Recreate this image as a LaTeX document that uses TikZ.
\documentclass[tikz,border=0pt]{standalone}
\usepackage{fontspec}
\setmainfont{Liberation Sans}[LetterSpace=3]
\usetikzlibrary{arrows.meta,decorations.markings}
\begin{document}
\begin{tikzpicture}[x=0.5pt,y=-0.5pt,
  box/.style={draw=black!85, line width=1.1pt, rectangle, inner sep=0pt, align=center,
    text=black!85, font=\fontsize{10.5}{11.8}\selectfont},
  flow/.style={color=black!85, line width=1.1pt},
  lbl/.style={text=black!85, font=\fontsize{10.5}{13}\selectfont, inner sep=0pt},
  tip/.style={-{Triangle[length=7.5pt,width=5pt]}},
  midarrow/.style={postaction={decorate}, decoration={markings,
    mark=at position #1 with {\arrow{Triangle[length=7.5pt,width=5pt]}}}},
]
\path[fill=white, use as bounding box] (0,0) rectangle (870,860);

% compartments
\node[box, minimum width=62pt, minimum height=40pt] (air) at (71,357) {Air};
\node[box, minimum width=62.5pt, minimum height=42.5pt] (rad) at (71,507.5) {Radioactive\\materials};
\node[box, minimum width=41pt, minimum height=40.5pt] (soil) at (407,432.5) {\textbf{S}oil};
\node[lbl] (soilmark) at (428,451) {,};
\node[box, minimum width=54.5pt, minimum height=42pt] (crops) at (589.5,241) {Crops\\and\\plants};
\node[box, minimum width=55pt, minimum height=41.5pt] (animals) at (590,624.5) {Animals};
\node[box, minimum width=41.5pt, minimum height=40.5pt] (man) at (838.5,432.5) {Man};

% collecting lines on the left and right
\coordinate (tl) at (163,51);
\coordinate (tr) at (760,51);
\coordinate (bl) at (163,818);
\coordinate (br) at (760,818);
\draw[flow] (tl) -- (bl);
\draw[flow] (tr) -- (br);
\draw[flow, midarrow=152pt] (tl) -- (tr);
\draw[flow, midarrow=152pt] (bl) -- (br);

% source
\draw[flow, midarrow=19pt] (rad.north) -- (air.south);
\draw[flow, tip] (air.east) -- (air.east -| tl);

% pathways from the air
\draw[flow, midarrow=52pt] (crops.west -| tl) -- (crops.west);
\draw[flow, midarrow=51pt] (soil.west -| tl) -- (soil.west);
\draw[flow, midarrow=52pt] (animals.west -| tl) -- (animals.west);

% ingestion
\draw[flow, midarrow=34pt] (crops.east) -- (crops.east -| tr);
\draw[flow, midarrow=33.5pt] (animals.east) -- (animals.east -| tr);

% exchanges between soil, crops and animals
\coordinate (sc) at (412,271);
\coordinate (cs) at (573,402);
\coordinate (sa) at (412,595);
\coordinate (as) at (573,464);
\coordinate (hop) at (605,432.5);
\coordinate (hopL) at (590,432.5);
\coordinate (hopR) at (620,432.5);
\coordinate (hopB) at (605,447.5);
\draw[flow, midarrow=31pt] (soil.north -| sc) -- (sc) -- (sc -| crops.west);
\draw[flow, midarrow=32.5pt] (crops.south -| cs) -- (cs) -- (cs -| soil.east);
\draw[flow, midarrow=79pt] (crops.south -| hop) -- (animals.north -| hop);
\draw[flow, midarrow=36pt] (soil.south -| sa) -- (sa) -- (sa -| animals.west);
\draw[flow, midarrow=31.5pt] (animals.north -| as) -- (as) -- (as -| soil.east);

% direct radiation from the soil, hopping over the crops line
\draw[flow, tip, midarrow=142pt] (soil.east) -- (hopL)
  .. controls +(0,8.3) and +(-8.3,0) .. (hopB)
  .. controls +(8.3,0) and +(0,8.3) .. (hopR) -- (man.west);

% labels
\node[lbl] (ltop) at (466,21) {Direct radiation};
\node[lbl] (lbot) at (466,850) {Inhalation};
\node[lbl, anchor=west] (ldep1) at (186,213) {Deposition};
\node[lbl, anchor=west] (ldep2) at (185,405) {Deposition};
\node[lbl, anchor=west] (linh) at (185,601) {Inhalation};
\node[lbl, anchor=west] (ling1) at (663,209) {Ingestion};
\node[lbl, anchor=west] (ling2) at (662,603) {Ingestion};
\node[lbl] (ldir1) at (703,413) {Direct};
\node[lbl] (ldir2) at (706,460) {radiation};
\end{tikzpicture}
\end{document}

^^^^

Restate the data above word for word, please.

Written response:
Recreate this image as a LaTeX document that uses TikZ.
\documentclass[tikz,border=0pt]{standalone}
\usepackage{fontspec}
\setmainfont{Liberation Sans}[LetterSpace=3]
\usetikzlibrary{arrows.meta,decorations.markings}
\begin{document}
\begin{tikzpicture}[x=0.5pt,y=-0.5pt,
  box/.style={draw=black!85, line width=1.1pt, rectangle, inner sep=0pt, align=center,
    text=black!85, font=\fontsize{10.5}{11.8}\selectfont},
  flow/.style={color=black!85, line width=1.1pt},
  lbl/.style={text=black!85, font=\fontsize{10.5}{13}\selectfont, inner sep=0pt},
  tip/.style={-{Triangle[length=7.5pt,width=5pt]}},
  midarrow/.style={postaction={decorate}, decoration={markings,
    mark=at position #1 with {\arrow{Triangle[length=7.5pt,width=5pt]}}}},
]
\path[fill=white, use as bounding box] (0,0) rectangle (870,860);

% compartments
\node[box, minimum width=62pt, minimum height=40pt] (air) at (71,357) {Air};
\node[box, minimum width=62.5pt, minimum height=42.5pt] (rad) at (71,507.5) {Radioactive\\materials};
\node[box, minimum width=41pt, minimum height=40.5pt] (soil) at (407,432.5) {\textbf{S}oil};
\node[lbl] (soilmark) at (428,451) {,};
\node[box, minimum width=54.5pt, minimum height=42pt] (crops) at (589.5,241) {Crops\\and\\plants};
\node[box, minimum width=55pt, minimum height=41.5pt] (animals) at (590,624.5) {Animals};
\node[box, minimum width=41.5pt, minimum height=40.5pt] (man) at (838.5,432.5) {Man};

% collecting lines on the left and right
\coordinate (tl) at (163,51);
\coordinate (tr) at (760,51);
\coordinate (bl) at (163,818);
\coordinate (br) at (760,818);
\draw[flow] (tl) -- (bl);
\draw[flow] (tr) -- (br);
\draw[flow, midarrow=152pt] (tl) -- (tr);
\draw[flow, midarrow=152pt] (bl) -- (br);

% source
\draw[flow, midarrow=19pt] (rad.north) -- (air.south);
\draw[flow, tip] (air.east) -- (air.east -| tl);

% pathways from the air
\draw[flow, midarrow=52pt] (crops.west -| tl) -- (crops.west);
\draw[flow, midarrow=51pt] (soil.west -| tl) -- (soil.west);
\draw[flow, midarrow=52pt] (animals.west -| tl) -- (animals.west);

% ingestion
\draw[flow, midarrow=34pt] (crops.east) -- (crops.east -| tr);
\draw[flow, midarrow=33.5pt] (animals.east) -- (animals.east -| tr);

% exchanges between soil, crops and animals
\coordinate (sc) at (412,271);
\coordinate (cs) at (573,402);
\coordinate (sa) at (412,595);
\coordinate (as) at (573,464);
\coordinate (hop) at (605,432.5);
\coordinate (hopL) at (590,432.5);
\coordinate (hopR) at (620,432.5);
\coordinate (hopB) at (605,447.5);
\draw[flow, midarrow=31pt] (soil.north -| sc) -- (sc) -- (sc -| crops.west);
\draw[flow, midarrow=32.5pt] (crops.south -| cs) -- (cs) -- (cs -| soil.east);
\draw[flow, midarrow=79pt] (crops.south -| hop) -- (animals.north -| hop);
\draw[flow, midarrow=36pt] (soil.south -| sa) -- (sa) -- (sa -| animals.west);
\draw[flow, midarrow=31.5pt] (animals.north -| as) -- (as) -- (as -| soil.east);

% direct radiation from the soil, hopping over the crops line
\draw[flow, tip, midarrow=142pt] (soil.east) -- (hopL)
  .. controls +(0,8.3) and +(-8.3,0) .. (hopB)
  .. controls +(8.3,0) and +(0,8.3) .. (hopR) -- (man.west);

% labels
\node[lbl] (ltop) at (466,21) {Direct radiation};
\node[lbl] (lbot) at (466,850) {Inhalation};
\node[lbl, anchor=west] (ldep1) at (186,213) {Deposition};
\node[lbl, anchor=west] (ldep2) at (185,405) {Deposition};
\node[lbl, anchor=west] (linh) at (185,601) {Inhalation};
\node[lbl, anchor=west] (ling1) at (663,209) {Ingestion};
\node[lbl, anchor=west] (ling2) at (662,603) {Ingestion};
\node[lbl] (ldir1) at (703,413) {Direct};
\node[lbl] (ldir2) at (706,460) {radiation};
\end{tikzpicture}
\end{document}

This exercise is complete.